Rows from a dataset of charts and code:
((
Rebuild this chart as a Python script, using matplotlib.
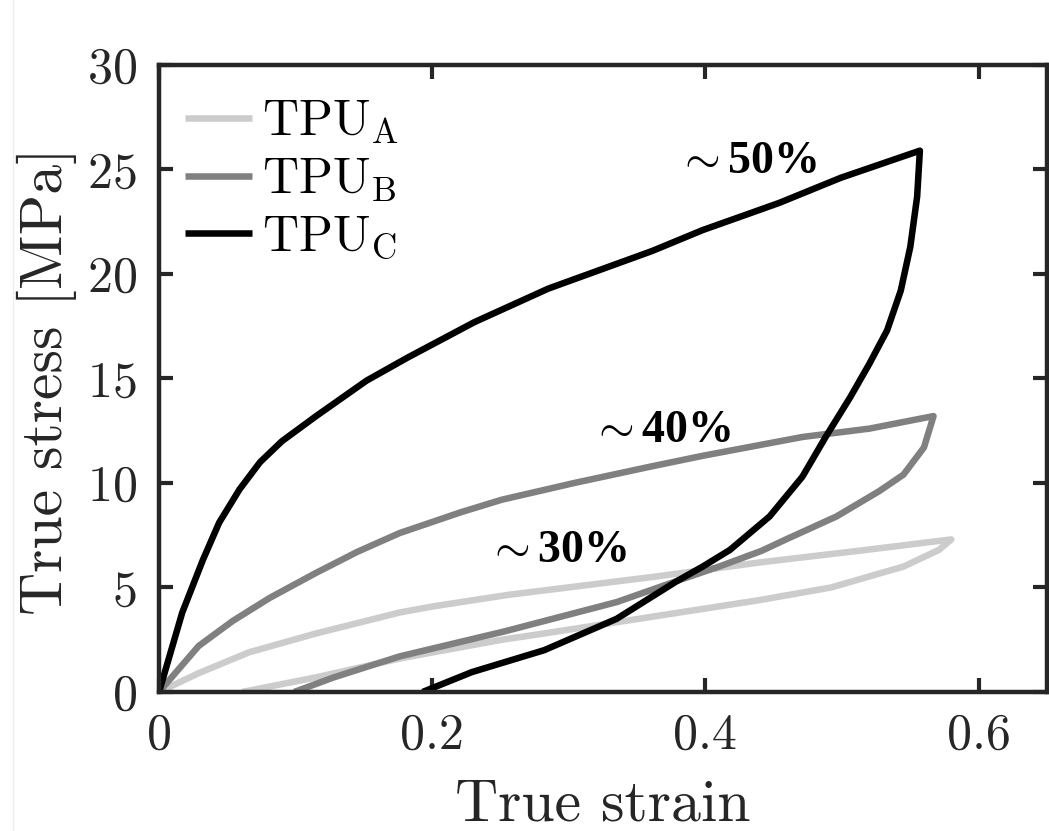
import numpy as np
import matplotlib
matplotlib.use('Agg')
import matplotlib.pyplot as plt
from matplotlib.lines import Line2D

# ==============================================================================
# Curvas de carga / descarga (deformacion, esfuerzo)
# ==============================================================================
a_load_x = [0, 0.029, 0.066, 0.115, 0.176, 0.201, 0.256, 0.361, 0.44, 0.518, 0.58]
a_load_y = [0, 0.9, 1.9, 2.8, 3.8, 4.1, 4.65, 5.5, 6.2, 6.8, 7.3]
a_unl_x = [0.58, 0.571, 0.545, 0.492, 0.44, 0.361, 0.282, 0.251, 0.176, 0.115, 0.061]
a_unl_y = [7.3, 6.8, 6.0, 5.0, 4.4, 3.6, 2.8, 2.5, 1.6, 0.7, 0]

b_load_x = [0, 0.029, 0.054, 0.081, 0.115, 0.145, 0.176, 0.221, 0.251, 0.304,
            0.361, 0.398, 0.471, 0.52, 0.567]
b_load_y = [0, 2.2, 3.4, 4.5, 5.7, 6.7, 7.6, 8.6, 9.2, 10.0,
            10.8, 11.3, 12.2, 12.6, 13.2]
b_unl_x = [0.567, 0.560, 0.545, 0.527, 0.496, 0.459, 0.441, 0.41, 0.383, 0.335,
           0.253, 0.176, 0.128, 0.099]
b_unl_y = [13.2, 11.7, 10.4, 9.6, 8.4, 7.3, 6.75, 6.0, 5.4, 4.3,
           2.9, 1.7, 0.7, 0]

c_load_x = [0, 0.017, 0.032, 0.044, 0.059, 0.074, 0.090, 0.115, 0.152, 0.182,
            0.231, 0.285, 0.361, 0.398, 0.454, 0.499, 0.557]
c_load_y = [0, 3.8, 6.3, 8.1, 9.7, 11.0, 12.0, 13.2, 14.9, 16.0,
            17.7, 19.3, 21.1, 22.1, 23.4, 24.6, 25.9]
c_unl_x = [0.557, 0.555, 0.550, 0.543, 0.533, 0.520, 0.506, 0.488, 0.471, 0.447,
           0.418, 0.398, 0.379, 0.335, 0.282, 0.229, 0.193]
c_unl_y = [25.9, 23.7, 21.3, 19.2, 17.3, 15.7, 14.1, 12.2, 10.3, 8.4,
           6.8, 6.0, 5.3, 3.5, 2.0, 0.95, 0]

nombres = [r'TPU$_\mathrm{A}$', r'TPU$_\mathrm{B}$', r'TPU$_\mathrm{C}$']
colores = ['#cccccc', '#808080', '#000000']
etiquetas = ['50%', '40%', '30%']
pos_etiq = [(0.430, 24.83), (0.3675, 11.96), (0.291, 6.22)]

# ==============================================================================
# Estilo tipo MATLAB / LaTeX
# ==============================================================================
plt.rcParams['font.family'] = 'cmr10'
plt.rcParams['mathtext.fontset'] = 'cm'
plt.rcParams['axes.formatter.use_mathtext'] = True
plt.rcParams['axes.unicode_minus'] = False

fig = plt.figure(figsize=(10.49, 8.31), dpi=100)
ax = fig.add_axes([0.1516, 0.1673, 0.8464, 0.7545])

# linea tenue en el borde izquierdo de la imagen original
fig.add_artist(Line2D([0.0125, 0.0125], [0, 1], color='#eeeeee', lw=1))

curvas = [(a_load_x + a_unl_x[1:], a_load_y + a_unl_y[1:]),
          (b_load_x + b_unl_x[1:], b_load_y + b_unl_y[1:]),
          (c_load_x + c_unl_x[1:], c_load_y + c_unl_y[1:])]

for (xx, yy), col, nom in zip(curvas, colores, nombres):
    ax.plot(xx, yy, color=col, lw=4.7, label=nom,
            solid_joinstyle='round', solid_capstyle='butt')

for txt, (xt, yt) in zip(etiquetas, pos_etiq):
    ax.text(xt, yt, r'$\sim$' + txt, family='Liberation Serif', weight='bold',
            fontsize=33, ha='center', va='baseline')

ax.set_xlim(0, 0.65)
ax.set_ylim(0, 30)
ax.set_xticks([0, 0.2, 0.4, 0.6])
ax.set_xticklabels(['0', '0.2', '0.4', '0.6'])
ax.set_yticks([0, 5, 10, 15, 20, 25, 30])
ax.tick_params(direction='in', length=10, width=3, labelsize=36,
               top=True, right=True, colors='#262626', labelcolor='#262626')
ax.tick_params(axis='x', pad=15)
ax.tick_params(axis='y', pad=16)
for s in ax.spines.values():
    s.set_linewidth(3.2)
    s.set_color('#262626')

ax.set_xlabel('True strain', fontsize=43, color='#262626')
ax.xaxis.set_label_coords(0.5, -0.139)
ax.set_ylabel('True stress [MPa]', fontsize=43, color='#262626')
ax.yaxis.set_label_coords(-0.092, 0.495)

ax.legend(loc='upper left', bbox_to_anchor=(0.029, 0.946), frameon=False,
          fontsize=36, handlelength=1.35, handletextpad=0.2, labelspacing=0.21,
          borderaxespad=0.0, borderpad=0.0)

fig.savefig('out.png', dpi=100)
))
((
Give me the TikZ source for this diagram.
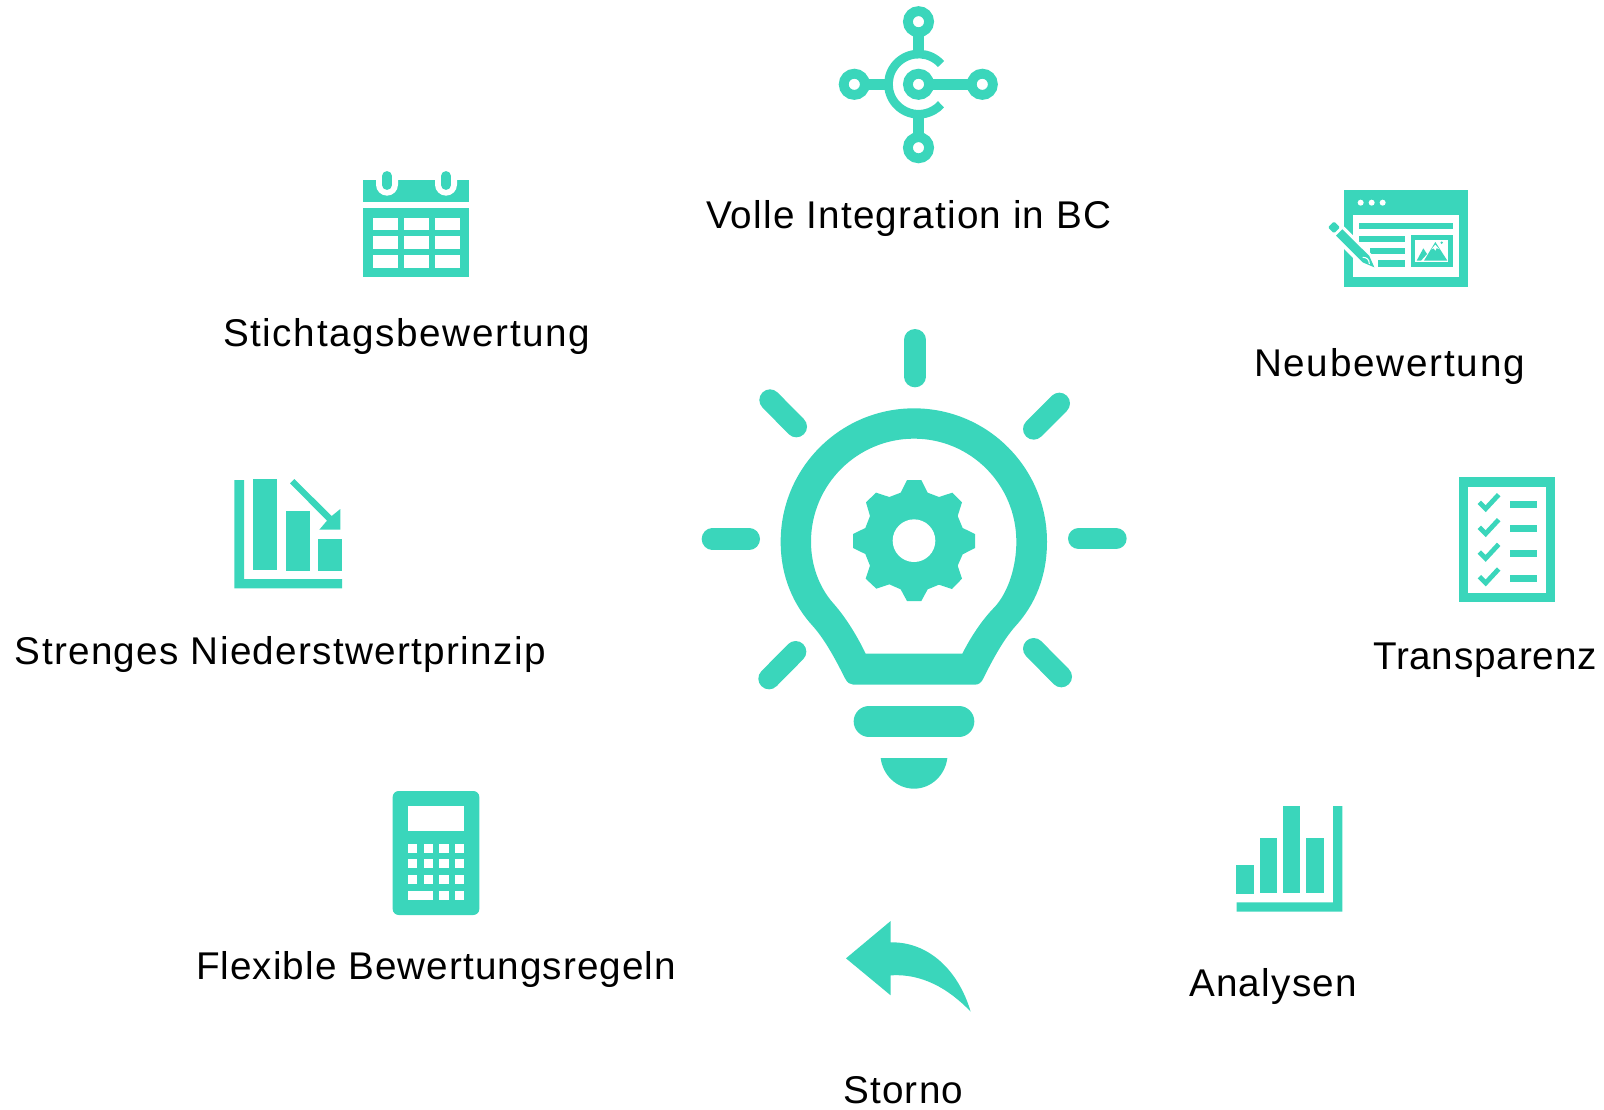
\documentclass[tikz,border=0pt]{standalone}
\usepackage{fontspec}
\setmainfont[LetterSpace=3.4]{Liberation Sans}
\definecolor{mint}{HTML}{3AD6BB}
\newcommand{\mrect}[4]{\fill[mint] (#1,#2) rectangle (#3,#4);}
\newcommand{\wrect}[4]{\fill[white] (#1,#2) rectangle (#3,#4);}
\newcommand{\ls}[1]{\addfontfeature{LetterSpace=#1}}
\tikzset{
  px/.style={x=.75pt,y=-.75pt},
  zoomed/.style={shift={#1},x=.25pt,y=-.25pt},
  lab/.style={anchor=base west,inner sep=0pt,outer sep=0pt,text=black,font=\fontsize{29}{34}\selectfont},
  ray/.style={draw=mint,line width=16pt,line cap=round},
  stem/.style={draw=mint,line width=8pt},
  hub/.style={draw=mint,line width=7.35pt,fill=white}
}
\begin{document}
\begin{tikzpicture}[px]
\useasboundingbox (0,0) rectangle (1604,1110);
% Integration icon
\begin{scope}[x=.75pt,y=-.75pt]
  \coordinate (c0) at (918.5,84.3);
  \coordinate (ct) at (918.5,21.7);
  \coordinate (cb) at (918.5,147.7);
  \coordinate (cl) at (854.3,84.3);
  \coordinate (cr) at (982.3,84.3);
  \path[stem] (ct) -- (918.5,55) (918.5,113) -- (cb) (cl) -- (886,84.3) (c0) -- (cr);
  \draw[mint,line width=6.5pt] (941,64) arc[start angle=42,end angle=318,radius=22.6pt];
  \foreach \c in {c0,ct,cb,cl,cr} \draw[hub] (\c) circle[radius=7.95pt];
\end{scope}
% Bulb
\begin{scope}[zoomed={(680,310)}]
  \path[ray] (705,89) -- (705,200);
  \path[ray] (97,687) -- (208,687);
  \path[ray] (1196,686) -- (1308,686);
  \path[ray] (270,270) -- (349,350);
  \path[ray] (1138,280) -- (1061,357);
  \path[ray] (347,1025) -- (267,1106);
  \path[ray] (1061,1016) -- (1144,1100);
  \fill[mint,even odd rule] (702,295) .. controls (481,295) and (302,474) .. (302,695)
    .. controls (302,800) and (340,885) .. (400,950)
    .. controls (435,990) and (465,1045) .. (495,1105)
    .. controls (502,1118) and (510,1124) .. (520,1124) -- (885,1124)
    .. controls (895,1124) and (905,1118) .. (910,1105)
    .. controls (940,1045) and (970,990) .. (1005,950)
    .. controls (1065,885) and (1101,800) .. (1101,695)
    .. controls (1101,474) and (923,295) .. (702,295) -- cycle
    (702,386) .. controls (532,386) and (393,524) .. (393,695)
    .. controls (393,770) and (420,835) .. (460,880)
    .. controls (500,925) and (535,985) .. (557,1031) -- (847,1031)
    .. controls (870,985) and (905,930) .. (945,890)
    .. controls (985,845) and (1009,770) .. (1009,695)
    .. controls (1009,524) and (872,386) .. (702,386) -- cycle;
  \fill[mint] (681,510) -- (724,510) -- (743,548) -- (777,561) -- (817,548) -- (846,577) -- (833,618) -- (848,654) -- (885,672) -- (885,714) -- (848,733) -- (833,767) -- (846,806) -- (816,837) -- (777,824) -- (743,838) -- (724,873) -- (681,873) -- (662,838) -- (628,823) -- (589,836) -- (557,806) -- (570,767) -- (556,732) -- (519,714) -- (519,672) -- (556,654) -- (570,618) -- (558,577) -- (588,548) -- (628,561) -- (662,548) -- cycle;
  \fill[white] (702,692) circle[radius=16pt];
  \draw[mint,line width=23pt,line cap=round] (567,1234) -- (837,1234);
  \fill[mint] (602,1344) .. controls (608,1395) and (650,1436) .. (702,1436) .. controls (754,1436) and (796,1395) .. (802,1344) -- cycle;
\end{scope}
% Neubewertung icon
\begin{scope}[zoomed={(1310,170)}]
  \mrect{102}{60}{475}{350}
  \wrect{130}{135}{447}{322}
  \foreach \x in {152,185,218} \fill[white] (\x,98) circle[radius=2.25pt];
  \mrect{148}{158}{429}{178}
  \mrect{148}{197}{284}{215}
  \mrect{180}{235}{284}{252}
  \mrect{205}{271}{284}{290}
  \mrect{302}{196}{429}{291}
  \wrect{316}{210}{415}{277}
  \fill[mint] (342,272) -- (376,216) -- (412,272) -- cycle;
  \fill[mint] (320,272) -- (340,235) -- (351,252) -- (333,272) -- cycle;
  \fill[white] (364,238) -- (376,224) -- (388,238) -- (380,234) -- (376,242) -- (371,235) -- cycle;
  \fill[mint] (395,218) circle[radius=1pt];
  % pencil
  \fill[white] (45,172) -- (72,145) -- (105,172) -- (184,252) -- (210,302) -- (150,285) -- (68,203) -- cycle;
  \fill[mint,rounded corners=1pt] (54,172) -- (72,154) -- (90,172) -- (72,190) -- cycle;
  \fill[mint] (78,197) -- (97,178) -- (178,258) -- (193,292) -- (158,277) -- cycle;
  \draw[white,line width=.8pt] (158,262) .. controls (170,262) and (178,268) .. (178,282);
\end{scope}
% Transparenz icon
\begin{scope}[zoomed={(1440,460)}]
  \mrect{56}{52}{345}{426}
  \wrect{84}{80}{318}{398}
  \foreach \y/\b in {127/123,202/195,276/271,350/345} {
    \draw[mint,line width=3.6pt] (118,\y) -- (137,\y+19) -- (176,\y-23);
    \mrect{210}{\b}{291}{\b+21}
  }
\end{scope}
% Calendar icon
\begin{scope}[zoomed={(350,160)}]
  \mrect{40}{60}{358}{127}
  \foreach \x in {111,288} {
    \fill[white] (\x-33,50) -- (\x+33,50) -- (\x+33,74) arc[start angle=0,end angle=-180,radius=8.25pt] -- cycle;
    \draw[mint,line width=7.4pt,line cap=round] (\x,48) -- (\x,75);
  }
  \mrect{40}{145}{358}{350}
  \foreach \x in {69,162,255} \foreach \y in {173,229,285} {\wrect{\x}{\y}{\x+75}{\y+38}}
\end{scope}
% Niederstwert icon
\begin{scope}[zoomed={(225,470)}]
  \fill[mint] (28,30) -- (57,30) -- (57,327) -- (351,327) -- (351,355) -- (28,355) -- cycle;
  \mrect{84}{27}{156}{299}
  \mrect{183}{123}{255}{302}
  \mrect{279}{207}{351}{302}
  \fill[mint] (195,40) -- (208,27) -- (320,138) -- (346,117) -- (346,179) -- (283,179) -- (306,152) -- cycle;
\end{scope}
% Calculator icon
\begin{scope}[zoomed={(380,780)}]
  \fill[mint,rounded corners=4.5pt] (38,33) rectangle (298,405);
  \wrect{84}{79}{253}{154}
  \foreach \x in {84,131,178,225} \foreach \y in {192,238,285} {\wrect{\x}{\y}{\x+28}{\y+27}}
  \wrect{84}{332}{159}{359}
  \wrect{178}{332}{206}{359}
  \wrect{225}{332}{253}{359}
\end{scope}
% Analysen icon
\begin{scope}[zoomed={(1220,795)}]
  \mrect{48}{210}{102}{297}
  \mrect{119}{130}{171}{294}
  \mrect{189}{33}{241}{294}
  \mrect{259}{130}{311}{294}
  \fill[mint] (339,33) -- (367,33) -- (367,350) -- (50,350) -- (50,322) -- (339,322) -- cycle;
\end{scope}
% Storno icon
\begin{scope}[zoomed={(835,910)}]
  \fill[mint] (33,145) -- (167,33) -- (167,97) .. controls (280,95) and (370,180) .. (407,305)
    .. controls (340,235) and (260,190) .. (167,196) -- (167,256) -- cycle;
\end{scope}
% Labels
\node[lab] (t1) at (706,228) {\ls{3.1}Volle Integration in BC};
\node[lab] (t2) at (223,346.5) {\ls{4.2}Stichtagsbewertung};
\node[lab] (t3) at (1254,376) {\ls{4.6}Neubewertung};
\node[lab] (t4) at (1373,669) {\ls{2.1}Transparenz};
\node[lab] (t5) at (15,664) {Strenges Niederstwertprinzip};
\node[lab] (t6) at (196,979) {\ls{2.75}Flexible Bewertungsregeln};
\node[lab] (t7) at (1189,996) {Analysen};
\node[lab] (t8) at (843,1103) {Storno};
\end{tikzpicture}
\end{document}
))
> **Task objective**:
Look above for the line with "Rebuild this chart" and copy exactly from it through the line with "2.9, 1.7, 0.7, 0]", both included. Omit the pictures.

> **Solution to this task**:
Rebuild this chart as a Python script, using matplotlib.
import numpy as np
import matplotlib
matplotlib.use('Agg')
import matplotlib.pyplot as plt
from matplotlib.lines import Line2D

# ==============================================================================
# Curvas de carga / descarga (deformacion, esfuerzo)
# ==============================================================================
a_load_x = [0, 0.029, 0.066, 0.115, 0.176, 0.201, 0.256, 0.361, 0.44, 0.518, 0.58]
a_load_y = [0, 0.9, 1.9, 2.8, 3.8, 4.1, 4.65, 5.5, 6.2, 6.8, 7.3]
a_unl_x = [0.58, 0.571, 0.545, 0.492, 0.44, 0.361, 0.282, 0.251, 0.176, 0.115, 0.061]
a_unl_y = [7.3, 6.8, 6.0, 5.0, 4.4, 3.6, 2.8, 2.5, 1.6, 0.7, 0]

b_load_x = [0, 0.029, 0.054, 0.081, 0.115, 0.145, 0.176, 0.221, 0.251, 0.304,
            0.361, 0.398, 0.471, 0.52, 0.567]
b_load_y = [0, 2.2, 3.4, 4.5, 5.7, 6.7, 7.6, 8.6, 9.2, 10.0,
            10.8, 11.3, 12.2, 12.6, 13.2]
b_unl_x = [0.567, 0.560, 0.545, 0.527, 0.496, 0.459, 0.441, 0.41, 0.383, 0.335,
           0.253, 0.176, 0.128, 0.099]
b_unl_y = [13.2, 11.7, 10.4, 9.6, 8.4, 7.3, 6.75, 6.0, 5.4, 4.3,
           2.9, 1.7, 0.7, 0]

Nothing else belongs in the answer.